Girardi was a fresh face, who had played for the Yankees from 1996 to 1999, during the height of their hegemonic rule. He represented a fresh team that was fundamentally different from the ones that had suffered through all those aughts traumas (with virtually the exact same roster), yet still had connection to the nineties champions (although most of those players, like Girardi, had long since retired). He was there to vanquish the bad ghosts, but keep the good ones around. I know this sounds ridiculous, but you can’t argue with the results. The Yankees won the World Series in 2009, in the second year of Girardi’s tenure.
Boone has a similar origin story. As a player, he hit the walk-off home run against the Red Sox to send the Yankees to the 2003 World Series, the last time that the Yankees would ever feel truly dominant in that rivalry. He departed before the start of the next year, avoiding the 2004 catastrophe entirely, so he was also a token of good Yankees ghosts without the bad ones. And it seemed to work for a while: the Yankees made the playoffs for all of his first five seasons, made the ALCS in 2019 and 2022, and have consistently been one of the best teams in the league.

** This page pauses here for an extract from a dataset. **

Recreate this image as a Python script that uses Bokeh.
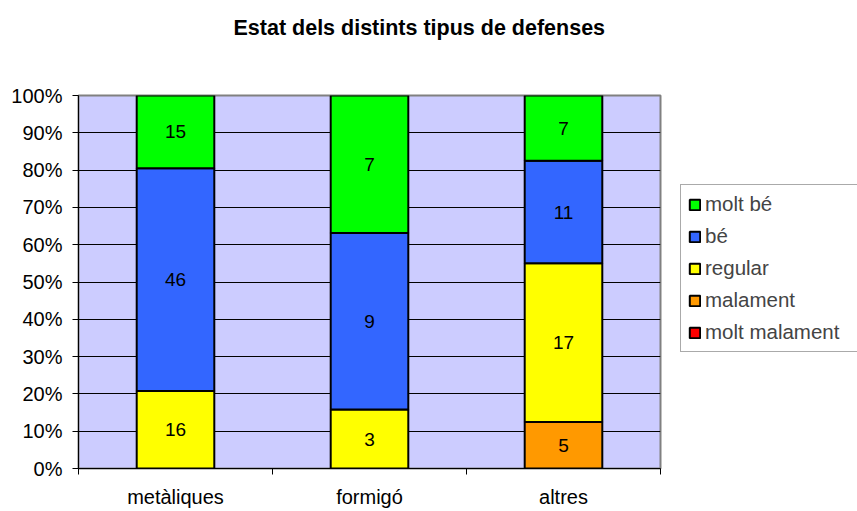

But as I’ve written here before, the ghosts have started to accumulate, and it’s getting harder for Boone to claim that he is the right person to vanquish them. The team will give him one more year, because he’s a good leader, makes smart tactical decisions, gets his players to develop well, says the right things to the media, and is a generationally elite umpire antagonist. But unless next year goes astonishingly well, none of that will matter. We will need a new face to bust ghosts, one with a brief, entirely positive history with the Yankees. Like Nick Swisher. Or CC Sabathia. Or maybe even Jerry Hairston Jr!
Still though, it’s interesting that there are some head coaches of professional sports teams that are obviously, demonstrably bad at this part of the job. This comes up a lot especially in football. I just watched Ron Rivera’s Commanders kick a field goal down 16 on 4th and 2 in the third quarter. This is obviously a situation where it is better to go for it, this win-probability calculator said the mistake cost the Commanders nearly 4 expected points, the live betting markets agreed and moved away from the Commanders even after the field goal was good, which means they scored 3 points and their odds of winning got worse! That’s not supposed to happen! And it’s just weird that all of this was obvious to me and everyone else watching the game, but not to Rivera, who has coached professional football for 26 years.
Don’t even get me started on the models of bench coaches. I have truly no idea what they do. Do they coach the benched players, the backups who didn’t start that day (who therefore probably don’t need much coaching)? Do they coach the players who happen to be sitting on the bench? Make sure vibes are good, police bad language, encourage the proper disposal of gum and sunflower seeds that the players love to spew onto the floor? Or do they… coach the bench? Is there security footage somewhere of Phil Nevin whispering Sun Tzu quotes to a piece of furniture? Are there some benches that are left on the street because they were deemed “uncoachable?”
He loves to give the umpire constructive feedback even in his angriest moments. “You can make the adjustment! It’s not too late! There’s still time!” he’ll scream at the top of his lungs. “You’re off to a really bad start… I feel bad for you, but get better, man. Let’s tighten this shit up!” It’s hilarious obviously, but it also seems like a really good quality for a coach!!